A s the vacation season fades into fall, travelers have wended their weary way home from far-flung destinations such as Hawaii, Queensland, Europe and beyond. The problem is, the farther-flung the destination, the wearier the returnees are likely to be -- and the angrier. Not because they didn't enjoy their August break at a nice, sunny beach or in some exotic foreign city, but because most of them had to endure discomfort and indignity getting there and back. It has been said before, but it bears repeating until there is some breakthrough on the subject: The current state of long-distance, economy-class travel is a disgrace to the airline industry.
Who besides the fortunate regulars in first or business class hasn't suffered? The litany of woes is numbingly familiar. Too few toilets. Scratchy blankets. Hard, narrow seats apparently designed to ensure that a passenger's head tips ever-so-slightly forward, thereby guaranteeing a crick. Armrests just wide enough for one normal-size arm, thereby guaranteeing that passengers will spend the flight bumping one another's elbows -- and getting increasingly irritated in the process.

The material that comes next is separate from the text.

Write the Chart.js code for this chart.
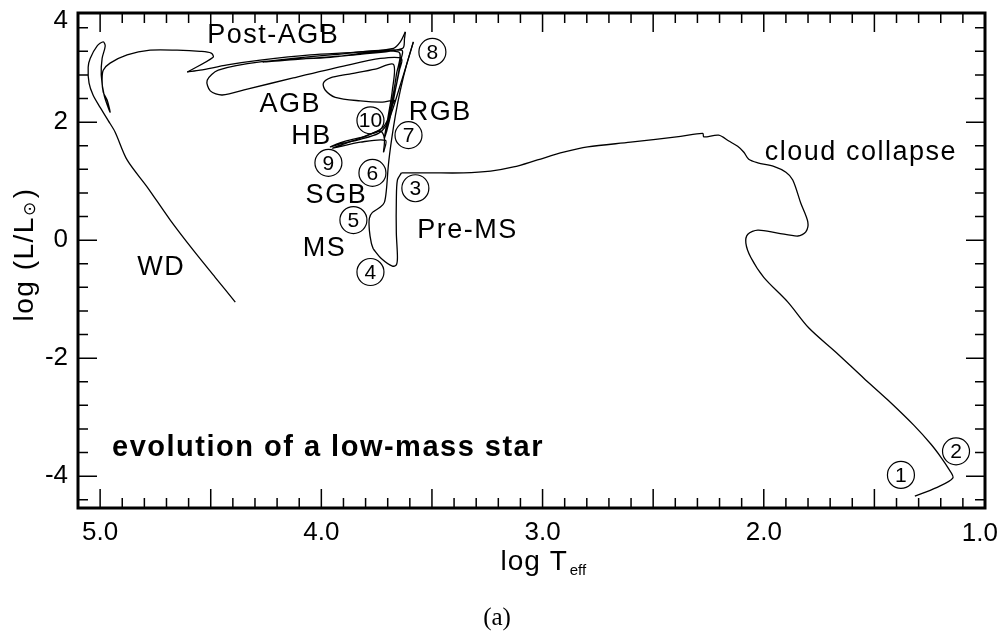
<!DOCTYPE html>
<html><head><meta charset="utf-8">
<script src="https://cdn.jsdelivr.net/npm/chart.js@4.4.1/dist/chart.umd.min.js"></script>
<style>html,body{margin:0;padding:0;background:#fff}#wrap{width:1000px;height:633px}</style>
</head><body><div id="wrap"><canvas id="c" width="1000" height="633"></canvas></div>
<script>
// ---- Evolutionary track, log Teff vs log(L/Lsun) ----
const collapseLogT = [1.317,1.222,1.145,1.167,1.199,1.244,1.321,1.439,1.548,1.674,1.796,1.891,2.000,2.059,2.081,2.072,2.027,1.937,1.846,1.810,1.801,1.833,1.869,1.900,1.955,2.027,2.068,2.090,2.118,2.158,2.204,2.271,2.276,2.376,2.602,2.796,2.905,3.023,3.131,3.235,3.357,3.507,3.638];
const collapseLogL = [-4.34,-4.20,-4.03,-3.86,-3.68,-3.46,-3.14,-2.71,-2.34,-1.90,-1.49,-1.05,-0.63,-0.29,-0.05,0.10,0.17,0.12,0.07,0.14,0.31,0.63,1.02,1.15,1.25,1.31,1.37,1.49,1.59,1.68,1.78,1.75,1.81,1.76,1.66,1.58,1.49,1.36,1.24,1.17,1.14,1.14,1.14];
const preMsLogT = [3.638,3.656,3.661,3.661,3.656,3.661,3.679,3.729,3.765];
const preMsLogL = [1.14,1.02,0.68,0.12,-0.29,-0.42,-0.44,-0.31,-0.15];
const msRgbLogT = [3.765,3.774,3.783,3.783,3.769,3.733,3.715,3.706,3.697,3.683,3.665,3.643,3.615,3.584];
const msRgbLogL = [-0.15,-0.05,0.17,0.37,0.47,0.56,0.64,0.85,1.27,1.69,2.12,2.54,2.97,3.36];
const flashHbLogT = [3.584,3.606,3.643,3.679,3.706,3.742,3.824,3.914,3.959,3.891,3.801,3.733,3.715,3.719];
const flashHbLogL = [3.36,3.08,2.63,2.20,1.95,1.81,1.71,1.63,1.58,1.68,1.76,1.85,1.73,1.49];
const agbLogT = [3.719,3.710,3.824,3.950,3.824,3.724,3.697,3.679,3.670, 3.724,3.824,3.937,3.982,3.991,3.959,3.882,3.756,3.674, 3.679,3.697,3.715, 3.692,3.670,3.647,3.638, 3.733,3.900,4.127,4.335,4.448,4.502,4.516,4.466,4.276,3.959,3.652, 3.661,3.683,3.706, 3.683,3.661,3.643,3.638, 3.959,4.262,4.095,3.824,3.633,3.624,3.620];
const agbLogL = [1.49,1.69,1.66,1.56,1.73,1.90,2.07,2.29,2.37, 2.34,2.36,2.42,2.54,2.66,2.75,2.81,2.90,2.98, 2.54,2.12,1.73, 2.03,2.46,2.88,3.08, 3.08,2.95,2.75,2.56,2.46,2.53,2.71,2.88,3.02,3.10,3.19, 2.80,2.29,1.83, 2.20,2.63,3.02,3.22, 3.14,3.02,3.07,3.15,3.25,3.42,3.53];
const postAgbLogT = [3.620,3.643,3.674,3.824,4.050,4.276,4.425,4.548,4.606];
const postAgbLogL = [3.53,3.36,3.25,3.19,3.14,3.05,2.97,2.88,2.85];
const wdLogT = [4.606,4.489,4.498,4.548,4.652,4.774,4.878,4.955,4.986,4.991,4.986,4.968,4.955,4.982,4.995,4.991,4.977,4.986,5.014,5.045,5.054,5.050,5.032,5.000,4.964,4.932,4.878,4.787,4.683,4.579,4.480,4.389];
const wdLogL = [2.85,3.10,3.17,3.20,3.22,3.22,3.14,3.00,2.88,2.71,2.51,2.37,2.17,2.46,2.80,3.08,3.29,3.36,3.29,3.08,2.93,2.66,2.46,2.25,2.03,1.83,1.36,0.90,0.34,-0.17,-0.63,-1.05];

// ---- axes ----
const xLabelTicks = [5.0,4.0,3.0,2.0];
const xEdgeLabel = 1.0;
const xMajorTicks = [5.0,4.5,4.0,3.5,3.0,2.5,2.0,1.5];
const xMinorTicks = [4.9,4.8,4.7,4.6,4.4,4.3,4.2,4.1,3.9,3.8,3.7,3.6,3.4,3.3,3.2,3.1,2.9,2.8,2.7,2.6,2.4,2.3,2.2,2.1,1.9,1.8,1.7,1.6,1.4,1.3,1.2,1.1];
const yLabelTicks = [-4,-2,0,2];
const yMajorTicks = [-4,-2,0,2];
const yMinorTicks = [-4.4,-3.6,-3.2,-2.8,-2.4,-1.6,-1.2,-0.8,-0.4,0.4,0.8,1.2,1.6,2.4,2.8,3.2,3.6];
const yTopLabel = '4';

// ---- annotations ----
const phaseNames = ['Post-AGB','AGB','HB','SGB','MS','WD','RGB','Pre-MS','cloud collapse'];
const phaseLogT = [4.217,4.14,4.045,3.932,3.986,4.724,3.462,3.339,1.561];
const phaseLogL = [3.47,2.29,1.75,0.76,-0.14,-0.47,2.17,0.17,1.49];
const stageNums = ['1','2','3','4','5','6','7','8','9','10'];
const stageLogT = [1.38,1.131,3.575,3.778,3.855,3.769,3.606,3.498,3.968,3.778];
const stageLogL = [-3.98,-3.58,0.88,-0.54,0.34,1.14,1.78,3.19,1.31,2.03];
const chartNote = 'evolution of a low-mass star';
const noteLogT = 4.946, noteLogL = -3.53;

const FONT = '"Liberation Sans", Arial, Helvetica, sans-serif';
const pts = (t,l) => t.map((v,i)=>({x:v,y:l[i]}));
const ds = (t,l) => ({data:pts(t,l), showLine:true, borderColor:'#000', borderWidth:1.3, pointRadius:0, tension:0.3, fill:false});

const overlay = {
  id:'overlay',
  afterDraw(chart){
    const {ctx, chartArea:a, scales:{x,y}} = chart;
    ctx.save();
    ctx.strokeStyle='#000'; ctx.fillStyle='#000';
    // tick marks (inward, all four sides)
    ctx.lineWidth=1.5;
    const xt = (v,len)=>{const p=x.getPixelForValue(v); ctx.beginPath(); ctx.moveTo(p,a.bottom); ctx.lineTo(p,a.bottom-len); ctx.moveTo(p,a.top); ctx.lineTo(p,a.top+len); ctx.stroke();};
    const yt = (v,len)=>{const p=y.getPixelForValue(v); ctx.beginPath(); ctx.moveTo(a.left,p); ctx.lineTo(a.left+len,p); ctx.moveTo(a.right,p); ctx.lineTo(a.right-len,p); ctx.stroke();};
    xMajorTicks.forEach(v=>xt(v,19)); xMinorTicks.forEach(v=>xt(v,10));
    yMajorTicks.forEach(v=>yt(v,19)); yMinorTicks.forEach(v=>yt(v,10));
    // frame
    ctx.lineWidth=3;
    ctx.strokeRect(a.left,a.top,a.right-a.left,a.bottom-a.top);
    // edge tick labels (kept inside the canvas)
    ctx.font='26px '+FONT; ctx.textAlign='right'; ctx.textBaseline='middle';
    ctx.fillText(yTopLabel, a.left-10, a.top+8);
    ctx.fillText(xEdgeLabel.toFixed(1), x.getPixelForValue(xEdgeLabel)+13, a.bottom+26);
    // phase labels
    ctx.letterSpacing='1.5px';
    ctx.font='27px '+FONT; ctx.textAlign='center'; ctx.textBaseline='middle';
    phaseNames.forEach((s,i)=>ctx.fillText(s, x.getPixelForValue(phaseLogT[i]), y.getPixelForValue(phaseLogL[i])));
    // note
    ctx.font='bold 29px '+FONT; ctx.textAlign='left'; ctx.letterSpacing='1.5px';
    ctx.fillText(chartNote, x.getPixelForValue(noteLogT), y.getPixelForValue(noteLogL));
    ctx.letterSpacing='0px';
    // circled stage numbers
    ctx.lineWidth=1.2; ctx.font='21px '+FONT; ctx.textAlign='center';
    stageNums.forEach((s,i)=>{const px=x.getPixelForValue(stageLogT[i]), py=y.getPixelForValue(stageLogL[i]);
      ctx.beginPath(); ctx.arc(px,py,13.5,0,Math.PI*2); ctx.stroke();
      ctx.fillText(s, px, py+1);});
    // x title: log T_eff
    ctx.letterSpacing='1px';
    ctx.textAlign='left'; ctx.textBaseline='alphabetic';
    ctx.font='28px '+FONT;
    const tx = (a.left+a.right)/2 - 31, ty = a.bottom + 62;
    ctx.fillText('log T', tx, ty);
    const w1 = ctx.measureText('log T').width;
    ctx.font='15px '+FONT; ctx.letterSpacing='0px';
    ctx.fillText('eff', tx+w1+2, ty+5);
    // y title: log (L/L_sun)
    ctx.save();
    ctx.translate(a.left-53, (a.top+a.bottom)/2 - 6);
    ctx.rotate(-Math.PI/2);
    ctx.letterSpacing='1.5px';
    const p1='log (L/L', p3=')';
    ctx.font='28px '+FONT; const wa=ctx.measureText(p1).width, wc=ctx.measureText(p3).width;
    ctx.font='17px "DejaVu Sans", sans-serif'; const wb=ctx.measureText('\u2299').width;
    let sx = -(wa+wb+wc+2)/2;
    ctx.font='28px '+FONT; ctx.textBaseline='middle'; ctx.fillText(p1, sx, 0);
    ctx.font='17px "DejaVu Sans", sans-serif'; ctx.fillText('\u2299', sx+wa, 6);
    ctx.font='28px '+FONT; ctx.fillText(p3, sx+wa+wb+2, 0);
    ctx.restore();
    // caption
    ctx.letterSpacing='0px';
    ctx.font='25px "Liberation Serif", "Times New Roman", serif'; ctx.textAlign='center'; ctx.textBaseline='middle';
    ctx.fillText('(a)', 497, 618);
    ctx.restore();
  }
};

new Chart(document.getElementById('c'), {
  type:'scatter',
  data:{datasets:[ds(collapseLogT,collapseLogL), ds(preMsLogT,preMsLogL), ds(msRgbLogT,msRgbLogL), ds(flashHbLogT,flashHbLogL), ds(agbLogT,agbLogL), ds(postAgbLogT,postAgbLogL), ds(wdLogT,wdLogL)]},
  options:{
    responsive:false, animation:false, devicePixelRatio:1,
    layout:{padding:{left:0,right:15,top:13,bottom:0}},
    plugins:{legend:{display:false}, tooltip:{enabled:false}},
    scales:{
      x:{type:'linear', reverse:true, min:1.0, max:5.1, position:'bottom',
         grid:{display:false, drawTicks:false}, border:{display:false},
         afterBuildTicks:s=>{s.ticks=xLabelTicks.map(v=>({value:v}));},
         afterFit:s=>{s.height=125; s.paddingLeft=0; s.paddingRight=0;},
         ticks:{autoSkip:false, maxRotation:0, padding:9, color:'#000', font:{family:FONT,size:26}, callback:v=>Number(v).toFixed(1)}},
      y:{type:'linear', min:-4.54, max:3.85, position:'left',
         grid:{display:false, drawTicks:false}, border:{display:false},
         afterBuildTicks:s=>{s.ticks=yLabelTicks.map(v=>({value:v}));},
         afterFit:s=>{s.width=78; s.paddingTop=0; s.paddingBottom=0;},
         ticks:{autoSkip:false, padding:10, color:'#000', font:{family:FONT,size:26}, callback:v=>String(v)}}
    }
  },
  plugins:[overlay]
});
</script></body></html>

But all that pales in comparison to the real killer: legroom, or the lack of it. Riding in coach, you wonder if the airlines have ever heard of the concept. Here, for their benefit, is the dictionary definition: room in which to stretch the legs while seated. The ultimate irony is the playing of videos in which smiling models demonstrate foot-and-leg exercises designed to prevent blood clots -- modest drills such as rotating the foot or raising and lowering the leg a few centimeters. As every economy-class passenger knows, it is impossible to do those things in airline seats as they are currently configured and under which "extra" carry-on luggage has obediently been "stowed."